È una domanda interessante alla quale nessuno, oggi, può rispondere. Perché sono passati 4 mesi e sembrano 4 anni. Perché entusiasmo, leggerezza e bel gioco li abbiamo lasciati a Wembley. Incomprensibilmente. Dovevamo diventare più forti. Sicuri. Sereni. Forti del titolo vinto. E invece l’Italia si è persa. Senza ragione e senza un perché. Forse seduta su quel risultato straordinario usato come punto di arrivo inconsciamente e non come punto di partenza.

E’ difficile non definirlo un problema atavico o meglio di mentalità. Appagamento da vittoria, tipico del nostro paese.
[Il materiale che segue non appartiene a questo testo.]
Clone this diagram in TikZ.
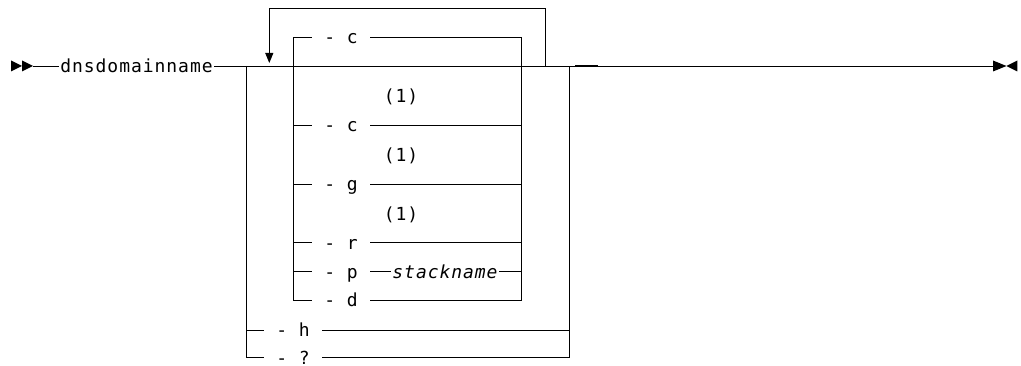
\documentclass[tikz,border=0pt]{standalone}
\usepackage{fontspec}
\newfontfamily\dg[LetterSpace=5.3]{DejaVu Sans Mono}
\usetikzlibrary{arrows.meta}
\begin{document}
\begin{tikzpicture}[x=1pt,y=-1pt,line width=0.95pt,
  lbl/.style={font=\dg\fontsize{18}{20}\selectfont,inner xsep=12pt,inner ysep=0pt,text height=13.4pt,text depth=0pt},
  kw/.style={lbl,inner xsep=1pt},
  note/.style={lbl,inner xsep=0pt}]
\useasboundingbox (0,0) rectangle (1021,366);

% start marker
\fill (11,60.5) -- (22,66) -- (11,71.5) -- cycle;
\fill (22,60.5) -- (33,66) -- (22,71.5) -- cycle;
\coordinate (s) at (33,66);
\coordinate (e) at (993,66);
\coordinate (oL) at (246,66);
\coordinate (oR) at (569.3,66);
\coordinate (iL) at (293.7,66);
\coordinate (iR) at (521.7,66);
\coordinate (lpR) at (545.3,66);
\coordinate (lpA) at (269.3,63);

\node[kw] (dns) at (136.5,66) {dnsdomainname};

\node[lbl] (c1) at (341,37.3) {- c};
\node[lbl] (c2) at (341,125) {- c};
\node[lbl] (g) at (341,184) {- g};
\node[lbl] (r) at (341,242.7) {- r};
\node[lbl] (p) at (341,271.7) {- p};
\node[lbl] (d) at (341,300) {- d};
\node[lbl] (h) at (293,330) {- h};
\node[lbl] (q) at (293,357.5) {- ?};
\node[kw,font=\dg\itshape\fontsize{18}{20}\selectfont] (stack) at (445,271.7) {stackname};

\node[note] (n1) at (401,96) {(1)};
\node[note] (n2) at (401,155) {(1)};
\node[note] (n3) at (401,213.7) {(1)};

% main line
\draw (s) -- (dns.west);
\draw (dns.east) -- (e);
\draw[line width=2pt] (575,66) -- (598,66);

% outer choice
\draw (oL) |- (q.west);
\draw (h.west) -- (h.west -| oL);
\draw (q.east) -| (oR);
\draw (h.east) -- (h.east -| oR);

% inner choice
\draw (c1.west) -- (c1.west -| iL) -- (d.west -| iL) -- (d.west);
\draw (c1.east) -- (c1.east -| iR) -- (d.east -| iR) -- (d.east);
\foreach \n in {c2,g,r} {
  \draw (\n.west) -- (\n.west -| iL);
  \draw (\n.east) -- (\n.east -| iR);
}
\draw (p.west) -- (p.west -| iL);
\draw (p.east) -- (stack.west);
\draw (stack.east) -- (stack.east -| iR);

% repeat loop
\draw[-{Triangle[width=8pt,length=10pt]}] (lpR) -- ++(0,-58) -| (lpA);

% end marker
\fill (993,60.5) -- (1006.5,66) -- (993,71.5) -- cycle;
\fill (1017.3,60.5) -- (1006.5,66) -- (1017.3,71.5) -- cycle;
\end{tikzpicture}
\end{document}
Nel 1982 diventiamo campioni del mondo con una Nazionale che resterà per sempre nei cuori di tutti, una squadra capace di fare tre gol al Brasile. Zoff, Pablito e tre gol pure alla Germania. Nel 1984 riusciamo nell’impresa di non andare agli Europei. Nel 1986 , aggrappati col pensiero a quattro anni prima, siamo impresentabili.

Nel 1990 è il nostro Mondiale si gioca in casa, anni dedicati alla Nazionale bella e non vincente di Vicini. Il rimbalzo psicologico di quella delusione, ci toglie l’Europeo del 1992. Per poi fare finale nel 1994 al Mondiale. Ma la perla arriva col 2006. Vinciamo un Mondiale clamoroso, impensabile e depurativo. Dopo 4 anni, come già nel 1986, per gratitudine facciamo un Mondiale pessimo. Nel 2014 forse peggio e nel 2018, Ventura ci porta fuori con la Svezia. Dalla vittoria di Berlino a un totale declino. Con due domande che lasciano inquieti: quando cambiamo mentalità? E soprattutto:

Che fine ha fatto l’Italia di Euro 2020?